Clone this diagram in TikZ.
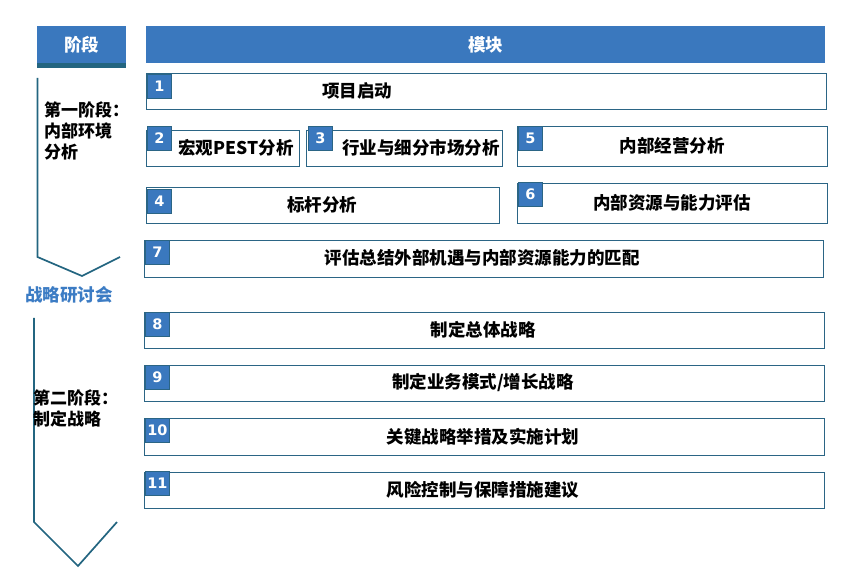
\documentclass[tikz,border=0pt]{standalone}
\usepackage{fontspec}
\setmainfont{Noto Sans CJK SC}
\newfontfamily\numfont{DejaVu Sans}
\definecolor{hblue}{HTML}{3A78BE}
\definecolor{strip}{HTML}{236580}
\definecolor{bordc}{HTML}{2B6585}
\definecolor{lblue}{HTML}{3C7CC4}
\tikzset{
  box/.style={draw=bordc, line width=1.2pt, fill=white, inner sep=0pt, anchor=north west},
  badge/.style={draw=bordc, fill=hblue, line width=0.9pt, minimum size=24pt, inner sep=0pt, anchor=north west, text=white, font=\numfont\bfseries\fontsize{14.5}{14.5}\selectfont},
  txt/.style={inner sep=0pt, font=\bfseries\fontsize{17.5}{21}\selectfont, text=black},
  head/.style={fill=hblue, inner sep=0pt, anchor=north west, text=white, font=\bfseries\fontsize{17.5}{21}\selectfont},
  stage/.style={inner sep=0pt, align=left, anchor=west, font=\bfseries\fontsize{17}{21}\selectfont, text=black},
  chev/.style={draw=strip, line width=1.7pt, line join=miter}
}
\newcommand{\mkbox}[5]{%
  \node[box, minimum width=#4-#2, minimum height=#5-#3] (#1) at (#2,#3) {};}
\begin{document}
\begin{tikzpicture}[x=1pt,y=-1pt]
\useasboundingbox (0,0) rectangle (841,585);
% headers
\fill[strip] (37,62) rectangle (126,68);
\node[head, minimum width=89pt, minimum height=37pt] (h1) at (37,26) {阶段};
\node[head, minimum width=679pt, minimum height=37pt] (h2) at (146,26) {模块};
% boxes
\mkbox{r1}{146}{73}{826}{109}
\mkbox{r2}{146}{130}{299}{166}
\mkbox{r3}{306}{130}{502}{166}
\mkbox{r5}{517}{126}{827}{166}
\mkbox{r4}{146}{187}{499}{223}
\mkbox{r6}{517}{183}{827}{223}
\mkbox{r7}{144}{240}{823}{277}
\mkbox{r8}{144}{312}{824}{348}
\mkbox{r9}{144}{365}{824}{401}
\mkbox{r10}{144}{418}{824}{455}
\mkbox{r11}{144}{472}{824}{508}
% badges
\node[badge] (b1) at (147,74) {1};
\node[badge] (b2) at (147,126) {2};
\node[badge] (b3) at (308,126) {3};
\node[badge] (b5) at (518,126) {5};
\node[badge] (b4) at (147,189) {4};
\node[badge] (b6) at (518,182) {6};
\node[badge] (b7) at (145,240) {7};
\node[badge] (b8) at (145,312) {8};
\node[badge] (b9) at (145,365) {9};
\node[badge] (b10) at (145,418) {10};
\node[badge] (b11) at (145,471) {11};
% texts
\node[txt] (t1) at (357,91) {项目启动};
\node[txt] (t2) at (236,148) {宏观PEST分析};
\node[txt] (t3) at (421,148) {行业与细分市场分析};
\node[txt] (t5) at (672,146) {内部经营分析};
\node[txt] (t4) at (322,205) {标杆分析};
\node[txt] (t6) at (672,203) {内部资源与能力评估};
\node[txt] (t7) at (482,258) {评估总结外部机遇与内部资源能力的匹配};
\node[txt] (t8) at (483,330) {制定总体战略};
\node[txt] (t9) at (483,383) {制定业务模式/增长战略};
\node[txt] (t10) at (483,437) {关键战略举措及实施计划};
\node[txt] (t11) at (483,490) {风险控制与保障措施建议};
% stage chevrons
\coordinate (c1a) at (37.5,78);
\coordinate (c1b) at (37.5,257);
\coordinate (c1c) at (82,276);
\coordinate (c1d) at (120,257);
\draw[chev] (c1a) -- (c1b) -- (c1c) -- (c1d);
\coordinate (c2a) at (34,318);
\coordinate (c2b) at (34,522);
\coordinate (c2c) at (78,566);
\coordinate (c2d) at (117,522);
\draw[chev] (c2a) -- (c2b) -- (c2c) -- (c2d);
% stage labels
\node[stage] (s1) at (44,131) {第一阶段：\\内部环境\\分析};
\node[stage] (s2) at (33,408) {第二阶段：\\制定战略};
\node[txt, text=lblue] (m) at (69,295) {战略研讨会};
\end{tikzpicture}
\end{document}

□ □ □ □ □ □ □

Images in the data above are to be skipped. Retype all other material exactly.

Clone this diagram in TikZ.
\documentclass[tikz,border=0pt]{standalone}
\usepackage{fontspec}
\setmainfont{Noto Sans CJK SC}
\newfontfamily\numfont{DejaVu Sans}
\definecolor{hblue}{HTML}{3A78BE}
\definecolor{strip}{HTML}{236580}
\definecolor{bordc}{HTML}{2B6585}
\definecolor{lblue}{HTML}{3C7CC4}
\tikzset{
  box/.style={draw=bordc, line width=1.2pt, fill=white, inner sep=0pt, anchor=north west},
  badge/.style={draw=bordc, fill=hblue, line width=0.9pt, minimum size=24pt, inner sep=0pt, anchor=north west, text=white, font=\numfont\bfseries\fontsize{14.5}{14.5}\selectfont},
  txt/.style={inner sep=0pt, font=\bfseries\fontsize{17.5}{21}\selectfont, text=black},
  head/.style={fill=hblue, inner sep=0pt, anchor=north west, text=white, font=\bfseries\fontsize{17.5}{21}\selectfont},
  stage/.style={inner sep=0pt, align=left, anchor=west, font=\bfseries\fontsize{17}{21}\selectfont, text=black},
  chev/.style={draw=strip, line width=1.7pt, line join=miter}
}
\newcommand{\mkbox}[5]{%
  \node[box, minimum width=#4-#2, minimum height=#5-#3] (#1) at (#2,#3) {};}
\begin{document}
\begin{tikzpicture}[x=1pt,y=-1pt]
\useasboundingbox (0,0) rectangle (841,585);
% headers
\fill[strip] (37,62) rectangle (126,68);
\node[head, minimum width=89pt, minimum height=37pt] (h1) at (37,26) {阶段};
\node[head, minimum width=679pt, minimum height=37pt] (h2) at (146,26) {模块};
% boxes
\mkbox{r1}{146}{73}{826}{109}
\mkbox{r2}{146}{130}{299}{166}
\mkbox{r3}{306}{130}{502}{166}
\mkbox{r5}{517}{126}{827}{166}
\mkbox{r4}{146}{187}{499}{223}
\mkbox{r6}{517}{183}{827}{223}
\mkbox{r7}{144}{240}{823}{277}
\mkbox{r8}{144}{312}{824}{348}
\mkbox{r9}{144}{365}{824}{401}
\mkbox{r10}{144}{418}{824}{455}
\mkbox{r11}{144}{472}{824}{508}
% badges
\node[badge] (b1) at (147,74) {1};
\node[badge] (b2) at (147,126) {2};
\node[badge] (b3) at (308,126) {3};
\node[badge] (b5) at (518,126) {5};
\node[badge] (b4) at (147,189) {4};
\node[badge] (b6) at (518,182) {6};
\node[badge] (b7) at (145,240) {7};
\node[badge] (b8) at (145,312) {8};
\node[badge] (b9) at (145,365) {9};
\node[badge] (b10) at (145,418) {10};
\node[badge] (b11) at (145,471) {11};
% texts
\node[txt] (t1) at (357,91) {项目启动};
\node[txt] (t2) at (236,148) {宏观PEST分析};
\node[txt] (t3) at (421,148) {行业与细分市场分析};
\node[txt] (t5) at (672,146) {内部经营分析};
\node[txt] (t4) at (322,205) {标杆分析};
\node[txt] (t6) at (672,203) {内部资源与能力评估};
\node[txt] (t7) at (482,258) {评估总结外部机遇与内部资源能力的匹配};
\node[txt] (t8) at (483,330) {制定总体战略};
\node[txt] (t9) at (483,383) {制定业务模式/增长战略};
\node[txt] (t10) at (483,437) {关键战略举措及实施计划};
\node[txt] (t11) at (483,490) {风险控制与保障措施建议};
% stage chevrons
\coordinate (c1a) at (37.5,78);
\coordinate (c1b) at (37.5,257);
\coordinate (c1c) at (82,276);
\coordinate (c1d) at (120,257);
\draw[chev] (c1a) -- (c1b) -- (c1c) -- (c1d);
\coordinate (c2a) at (34,318);
\coordinate (c2b) at (34,522);
\coordinate (c2c) at (78,566);
\coordinate (c2d) at (117,522);
\draw[chev] (c2a) -- (c2b) -- (c2c) -- (c2d);
% stage labels
\node[stage] (s1) at (44,131) {第一阶段：\\内部环境\\分析};
\node[stage] (s2) at (33,408) {第二阶段：\\制定战略};
\node[txt, text=lblue] (m) at (69,295) {战略研讨会};
\end{tikzpicture}
\end{document}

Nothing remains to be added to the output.